■ To do ■
Reproduce, exactly and in full, the lines from the one with "Recreate this image" through the one with "XAxis, YAxis, Label" in the data below; drop pictures.

■ Records for this task ■
______________________________
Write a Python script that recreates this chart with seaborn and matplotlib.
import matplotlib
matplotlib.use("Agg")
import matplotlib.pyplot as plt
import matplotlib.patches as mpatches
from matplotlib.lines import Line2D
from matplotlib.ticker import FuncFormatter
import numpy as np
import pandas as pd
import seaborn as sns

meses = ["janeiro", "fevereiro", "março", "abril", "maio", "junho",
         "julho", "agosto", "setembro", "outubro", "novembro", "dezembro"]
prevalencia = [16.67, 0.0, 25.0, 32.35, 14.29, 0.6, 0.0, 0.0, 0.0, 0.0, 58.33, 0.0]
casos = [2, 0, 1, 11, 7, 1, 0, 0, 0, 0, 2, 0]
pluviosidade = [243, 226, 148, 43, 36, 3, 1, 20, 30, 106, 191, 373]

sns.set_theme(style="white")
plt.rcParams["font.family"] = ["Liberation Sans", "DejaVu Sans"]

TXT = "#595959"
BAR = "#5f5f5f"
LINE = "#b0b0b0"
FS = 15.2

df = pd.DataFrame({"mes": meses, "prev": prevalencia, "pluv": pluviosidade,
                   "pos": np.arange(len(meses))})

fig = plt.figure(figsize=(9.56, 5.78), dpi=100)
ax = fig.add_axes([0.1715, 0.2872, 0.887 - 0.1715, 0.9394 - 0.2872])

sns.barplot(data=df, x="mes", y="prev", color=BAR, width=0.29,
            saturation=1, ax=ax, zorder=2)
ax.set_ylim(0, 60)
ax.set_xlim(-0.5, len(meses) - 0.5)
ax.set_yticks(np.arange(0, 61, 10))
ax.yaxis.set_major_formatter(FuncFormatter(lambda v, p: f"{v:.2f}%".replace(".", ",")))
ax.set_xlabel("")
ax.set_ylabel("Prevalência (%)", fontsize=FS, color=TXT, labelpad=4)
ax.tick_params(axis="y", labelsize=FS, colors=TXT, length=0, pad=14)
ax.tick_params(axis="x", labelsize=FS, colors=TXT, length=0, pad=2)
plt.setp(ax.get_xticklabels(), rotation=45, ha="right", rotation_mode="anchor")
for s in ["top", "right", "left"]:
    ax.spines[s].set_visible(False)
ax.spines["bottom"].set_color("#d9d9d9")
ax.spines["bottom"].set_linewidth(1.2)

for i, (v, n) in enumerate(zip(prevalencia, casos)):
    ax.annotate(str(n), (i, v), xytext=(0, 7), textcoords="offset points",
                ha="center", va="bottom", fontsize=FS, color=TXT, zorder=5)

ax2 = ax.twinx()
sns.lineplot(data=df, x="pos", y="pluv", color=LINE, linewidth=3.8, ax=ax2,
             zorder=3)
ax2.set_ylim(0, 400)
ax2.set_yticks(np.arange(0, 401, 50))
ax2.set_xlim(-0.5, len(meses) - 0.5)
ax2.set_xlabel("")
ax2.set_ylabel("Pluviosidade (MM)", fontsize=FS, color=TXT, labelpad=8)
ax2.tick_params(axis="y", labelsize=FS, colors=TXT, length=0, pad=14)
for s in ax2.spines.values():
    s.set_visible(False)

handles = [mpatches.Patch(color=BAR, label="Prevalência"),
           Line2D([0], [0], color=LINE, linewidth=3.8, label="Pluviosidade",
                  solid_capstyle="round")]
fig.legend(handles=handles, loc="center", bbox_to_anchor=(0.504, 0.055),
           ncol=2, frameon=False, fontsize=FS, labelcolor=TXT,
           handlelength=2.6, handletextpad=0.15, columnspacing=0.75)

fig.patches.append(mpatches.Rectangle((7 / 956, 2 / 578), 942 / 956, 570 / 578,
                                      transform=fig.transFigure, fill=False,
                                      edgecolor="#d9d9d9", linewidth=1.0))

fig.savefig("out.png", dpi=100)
______________________________
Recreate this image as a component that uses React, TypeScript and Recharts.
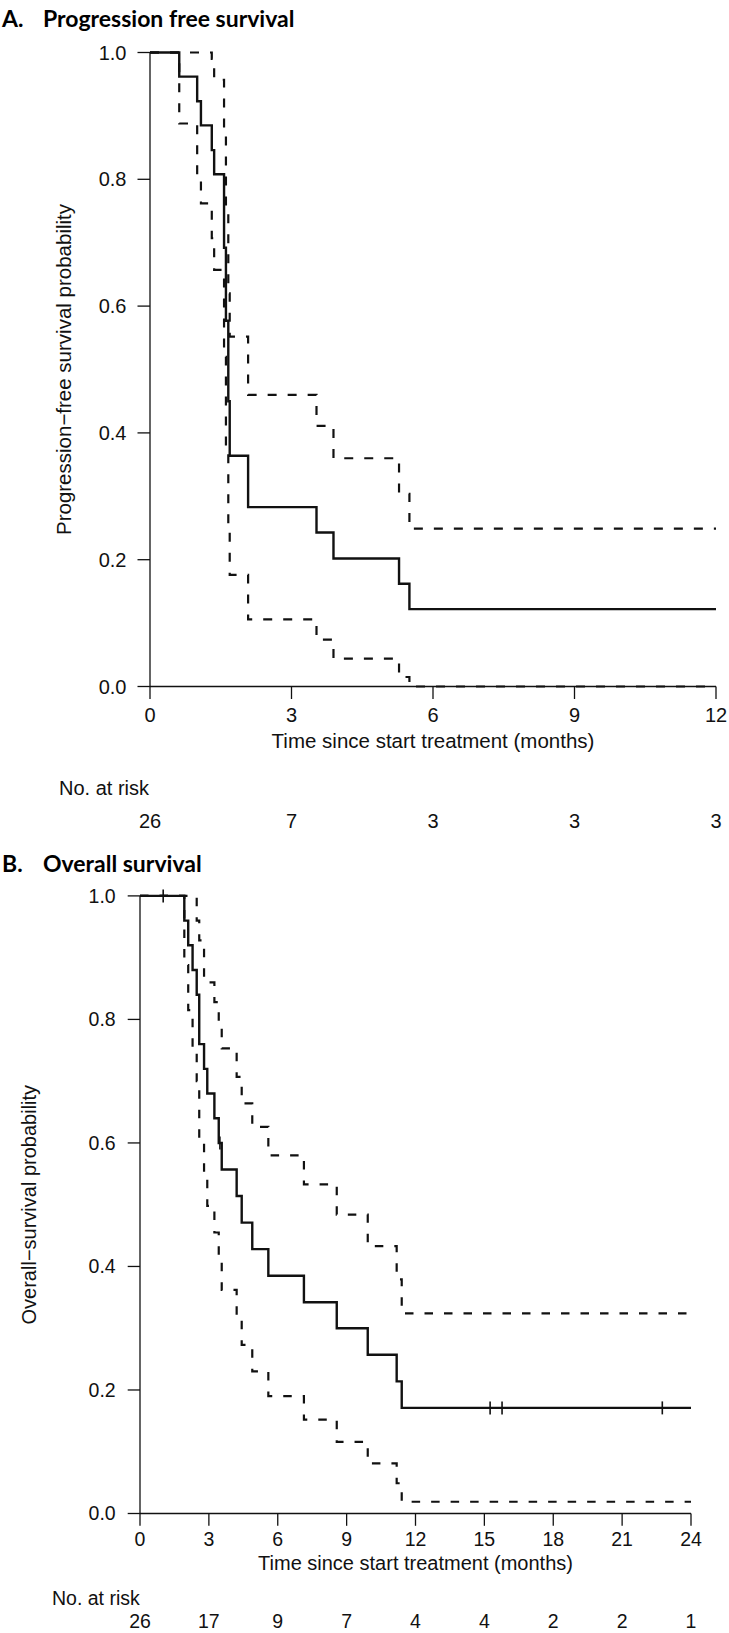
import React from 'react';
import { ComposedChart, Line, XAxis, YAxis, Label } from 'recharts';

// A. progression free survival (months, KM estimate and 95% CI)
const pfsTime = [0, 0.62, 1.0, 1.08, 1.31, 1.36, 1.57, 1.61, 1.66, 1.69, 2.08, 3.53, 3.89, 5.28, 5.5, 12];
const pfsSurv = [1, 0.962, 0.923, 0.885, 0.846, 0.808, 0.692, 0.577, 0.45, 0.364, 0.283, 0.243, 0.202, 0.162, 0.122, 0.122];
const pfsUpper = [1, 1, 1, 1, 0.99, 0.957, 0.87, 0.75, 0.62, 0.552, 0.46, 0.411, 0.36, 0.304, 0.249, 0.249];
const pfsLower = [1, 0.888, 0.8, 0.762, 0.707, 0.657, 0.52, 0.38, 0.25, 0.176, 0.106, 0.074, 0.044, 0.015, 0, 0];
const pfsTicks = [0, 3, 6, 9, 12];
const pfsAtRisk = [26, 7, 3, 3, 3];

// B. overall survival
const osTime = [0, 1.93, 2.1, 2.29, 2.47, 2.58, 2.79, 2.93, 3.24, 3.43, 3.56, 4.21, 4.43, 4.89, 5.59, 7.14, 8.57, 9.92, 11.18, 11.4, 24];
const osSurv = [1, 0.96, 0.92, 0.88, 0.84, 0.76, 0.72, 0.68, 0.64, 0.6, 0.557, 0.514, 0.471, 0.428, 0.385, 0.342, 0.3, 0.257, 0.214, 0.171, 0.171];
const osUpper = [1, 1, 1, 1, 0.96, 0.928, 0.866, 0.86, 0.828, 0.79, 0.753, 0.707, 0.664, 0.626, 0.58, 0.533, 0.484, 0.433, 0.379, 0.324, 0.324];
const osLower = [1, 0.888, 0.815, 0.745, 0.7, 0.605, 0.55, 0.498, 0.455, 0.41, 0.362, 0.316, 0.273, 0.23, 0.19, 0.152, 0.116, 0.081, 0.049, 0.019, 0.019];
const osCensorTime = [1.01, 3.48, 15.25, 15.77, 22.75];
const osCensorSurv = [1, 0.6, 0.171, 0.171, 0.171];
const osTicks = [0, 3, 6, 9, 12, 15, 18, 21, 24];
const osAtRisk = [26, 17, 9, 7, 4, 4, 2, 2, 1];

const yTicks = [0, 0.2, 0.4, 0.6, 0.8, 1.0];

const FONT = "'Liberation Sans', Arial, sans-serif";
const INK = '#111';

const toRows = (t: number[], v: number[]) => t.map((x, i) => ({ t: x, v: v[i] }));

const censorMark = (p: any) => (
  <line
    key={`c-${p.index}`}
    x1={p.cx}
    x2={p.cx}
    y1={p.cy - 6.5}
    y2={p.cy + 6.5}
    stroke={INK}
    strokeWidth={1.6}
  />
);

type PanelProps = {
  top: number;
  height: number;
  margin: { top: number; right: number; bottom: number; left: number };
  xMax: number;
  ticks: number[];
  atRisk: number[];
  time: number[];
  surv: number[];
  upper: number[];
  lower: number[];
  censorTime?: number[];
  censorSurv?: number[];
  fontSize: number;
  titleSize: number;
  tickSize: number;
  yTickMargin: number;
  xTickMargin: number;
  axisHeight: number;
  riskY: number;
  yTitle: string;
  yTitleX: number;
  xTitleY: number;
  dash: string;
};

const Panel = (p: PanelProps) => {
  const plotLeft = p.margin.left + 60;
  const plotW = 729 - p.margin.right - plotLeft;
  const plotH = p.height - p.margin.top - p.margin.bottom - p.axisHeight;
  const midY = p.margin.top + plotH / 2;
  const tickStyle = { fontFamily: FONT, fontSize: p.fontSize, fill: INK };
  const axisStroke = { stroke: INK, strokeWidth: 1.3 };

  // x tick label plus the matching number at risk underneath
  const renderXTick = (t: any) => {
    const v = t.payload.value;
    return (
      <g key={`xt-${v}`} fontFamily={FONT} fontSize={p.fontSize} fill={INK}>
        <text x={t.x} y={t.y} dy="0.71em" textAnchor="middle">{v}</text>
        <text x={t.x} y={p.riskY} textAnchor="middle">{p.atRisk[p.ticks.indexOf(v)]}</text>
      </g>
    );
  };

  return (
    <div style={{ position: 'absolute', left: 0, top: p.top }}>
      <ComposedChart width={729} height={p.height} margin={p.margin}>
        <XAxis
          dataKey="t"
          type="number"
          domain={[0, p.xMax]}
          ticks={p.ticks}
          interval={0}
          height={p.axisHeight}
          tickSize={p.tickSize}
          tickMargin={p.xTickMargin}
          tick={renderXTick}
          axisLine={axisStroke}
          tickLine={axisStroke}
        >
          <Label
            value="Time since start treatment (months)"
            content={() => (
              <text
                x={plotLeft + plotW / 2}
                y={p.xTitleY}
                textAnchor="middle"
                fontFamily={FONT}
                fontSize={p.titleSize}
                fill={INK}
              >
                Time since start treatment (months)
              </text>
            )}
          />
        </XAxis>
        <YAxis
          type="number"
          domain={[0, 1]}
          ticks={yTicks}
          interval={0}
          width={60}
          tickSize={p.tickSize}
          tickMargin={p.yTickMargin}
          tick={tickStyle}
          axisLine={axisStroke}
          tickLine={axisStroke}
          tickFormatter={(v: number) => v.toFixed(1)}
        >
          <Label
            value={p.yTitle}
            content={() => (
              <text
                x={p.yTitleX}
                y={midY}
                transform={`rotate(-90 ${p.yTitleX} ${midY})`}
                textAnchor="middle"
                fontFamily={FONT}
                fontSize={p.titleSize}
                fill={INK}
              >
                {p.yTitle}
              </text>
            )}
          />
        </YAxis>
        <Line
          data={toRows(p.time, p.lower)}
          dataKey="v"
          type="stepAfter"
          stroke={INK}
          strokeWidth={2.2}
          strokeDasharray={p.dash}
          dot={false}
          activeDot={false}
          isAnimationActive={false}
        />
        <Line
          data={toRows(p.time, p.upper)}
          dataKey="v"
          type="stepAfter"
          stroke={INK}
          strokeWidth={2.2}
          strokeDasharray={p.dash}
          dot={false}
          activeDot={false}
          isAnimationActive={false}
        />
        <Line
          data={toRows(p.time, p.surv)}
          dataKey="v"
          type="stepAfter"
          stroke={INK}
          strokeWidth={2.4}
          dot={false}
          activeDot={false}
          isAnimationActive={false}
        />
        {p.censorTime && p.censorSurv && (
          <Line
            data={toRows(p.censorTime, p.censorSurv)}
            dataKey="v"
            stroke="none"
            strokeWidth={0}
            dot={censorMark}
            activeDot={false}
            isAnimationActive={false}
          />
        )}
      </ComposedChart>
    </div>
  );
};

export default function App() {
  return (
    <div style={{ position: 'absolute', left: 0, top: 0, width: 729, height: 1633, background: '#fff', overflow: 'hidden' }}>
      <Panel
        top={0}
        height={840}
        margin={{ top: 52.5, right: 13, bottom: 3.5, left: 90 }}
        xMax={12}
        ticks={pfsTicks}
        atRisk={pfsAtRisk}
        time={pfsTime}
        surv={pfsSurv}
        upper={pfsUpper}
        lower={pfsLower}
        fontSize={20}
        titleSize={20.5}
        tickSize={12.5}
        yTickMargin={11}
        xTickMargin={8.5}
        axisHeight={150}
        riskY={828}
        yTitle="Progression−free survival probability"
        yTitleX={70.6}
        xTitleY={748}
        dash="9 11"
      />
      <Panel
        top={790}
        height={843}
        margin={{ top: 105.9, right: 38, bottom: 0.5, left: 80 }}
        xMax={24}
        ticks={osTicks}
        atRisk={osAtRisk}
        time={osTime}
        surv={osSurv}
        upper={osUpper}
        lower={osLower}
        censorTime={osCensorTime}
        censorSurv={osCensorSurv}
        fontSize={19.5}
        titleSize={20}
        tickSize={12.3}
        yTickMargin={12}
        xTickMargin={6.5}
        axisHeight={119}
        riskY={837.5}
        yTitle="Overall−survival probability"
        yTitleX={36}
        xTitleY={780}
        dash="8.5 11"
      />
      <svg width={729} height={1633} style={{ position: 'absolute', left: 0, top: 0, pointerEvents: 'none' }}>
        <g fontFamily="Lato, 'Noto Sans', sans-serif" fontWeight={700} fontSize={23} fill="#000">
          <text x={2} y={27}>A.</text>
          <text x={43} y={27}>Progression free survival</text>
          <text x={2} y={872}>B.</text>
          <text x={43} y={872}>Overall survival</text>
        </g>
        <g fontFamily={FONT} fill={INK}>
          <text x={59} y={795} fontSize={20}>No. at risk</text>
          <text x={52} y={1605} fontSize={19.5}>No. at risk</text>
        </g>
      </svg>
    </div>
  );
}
______________________________
■ The output ■
Recreate this image as a component that uses React, TypeScript and Recharts.
import React from 'react';
import { ComposedChart, Line, XAxis, YAxis, Label } from 'recharts';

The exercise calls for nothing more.